Watkin spent 10 years at SSAT and says that, despite “quite a lot of political resistance”, it was a very fulfilling role. 

“A lot of community groups and parents and teachers were anxious that schools were going to lose their personality or were going to become a big business. There was suspicion, there was uncertainty, there was anxiety. I remember having to go to various debates, and I would be talking about what the reality of what a sponsored academy was, and was not met with the warmest welcome,” he says.

“The government was determined to drive this policy through, but, more importantly, people saw a real change being effected at those schools that had been seriously suffering for a number of years. Young people were getting a good education in good facilities that they hadn’t necessarily been exposed to before.”

Stepping into sixth-form colleges

After a decade of facilitating the academies policy, Watkin felt that he had “one big challenge” left in him and decided it was time for change. And it certainly was a challenge: he admits that when he moved across to the SFCA in 2016, he didn’t know very much about sixth-form colleges. 

“I didn’t really know anything at all about them until I started working in this world. I’ve been absolutely bowled over by the amazing things that they do and how they do it. I’d love to have been able to send my kids to sixth-form college,” he says. 

Watkin says that he worries about sixth forms being forgotten amid the policy plans for the wider further education system.

“There’s a danger that we get so interested in technical education and the White Paper and T levels and so on that we start to forget about the need for people to have A levels and degrees and be professionals of the future,” he says. 

“I think we need both. It’s not about saying, for example, ‘We don’t need applied general qualifications and BTECs because we’ve got T levels instead.’”

He calls for a review of the education of all 16- to 19-year-olds “wherever they want to go”. 

“Personally, I would like to see a review, not by provider type but by phase. School, college or apprenticeship: let’s make it really joined up and coherent. When we do these big national reviews and white papers, we’re leaving out of scope 50 per cent of what’s going on,” Watkin says. 

Bill Watkin, sixth-form colleges

Putting aside serenity

He adds that the big challenge for the entire education sector is ensuring that young people get the same “breadth of experience in education this year” . 

“I think it’s very difficult for colleges to put on a full programme of curriculum offers this year. Mental and physical health support and enrichment activities are under threat. If they’re not delivered, a young person won’t have the same breadth of experience in education this year and that can have implications for their preparedness for adult to higher education,” he says. 

“That’s a big challenge for the sector but also for everybody involved in education at the moment. I do think that sixth-form colleges, because of their particular focus on an educational phase, and because of their economies of scale, are probably the best place of all sectors in education to cope.”

Watkin adds that sixth forms are also the best model to cater to the growing 16-18 population. 

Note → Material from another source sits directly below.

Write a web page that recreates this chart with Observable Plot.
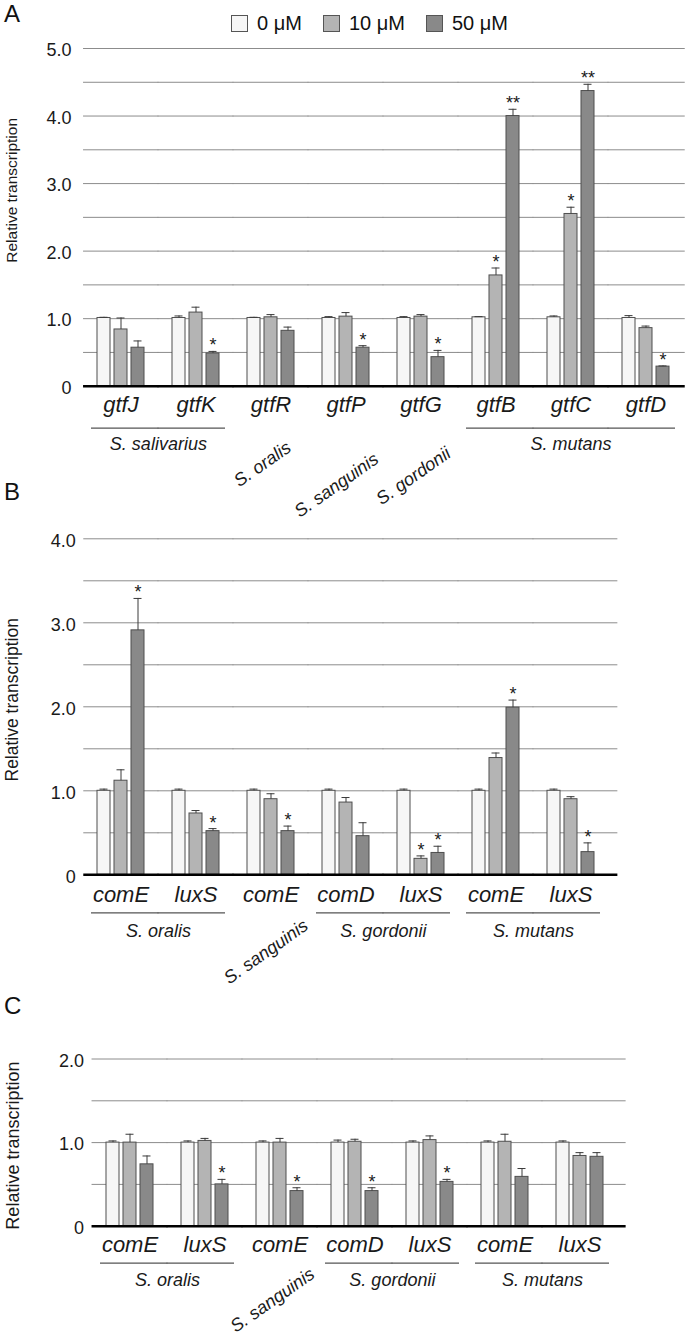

“It seems to me that as the population of 16- to 18-year-olds grows, one of the ways in which the government might look to ensure that we’ve got the right kind of capacity to accommodate all these extra young people is looking at creating more sixth-form colleges: it is the best model, the most cost-effective, the most efficient, the most appropriate place for students to go.”

Whatever suspicions there were about Watkins’ intentions for the sixth-form sector, they have long been banished. He may come across as a calm and collected leader, but he’s clearly passionate about the power of sixth-form education.

When asked about his leadership style, Watkin is modest. He says that people have told him he comes across as “serene and placid”. He says that he recognises that other people have fantastic ideas and skill sets - and that he is perfectly happy to defer to the expertise of others where necessary and appropriate.

“But I think there have been moments in my professional life when I think it has been very important to put aside that serenity. This summer was one of them,” he says.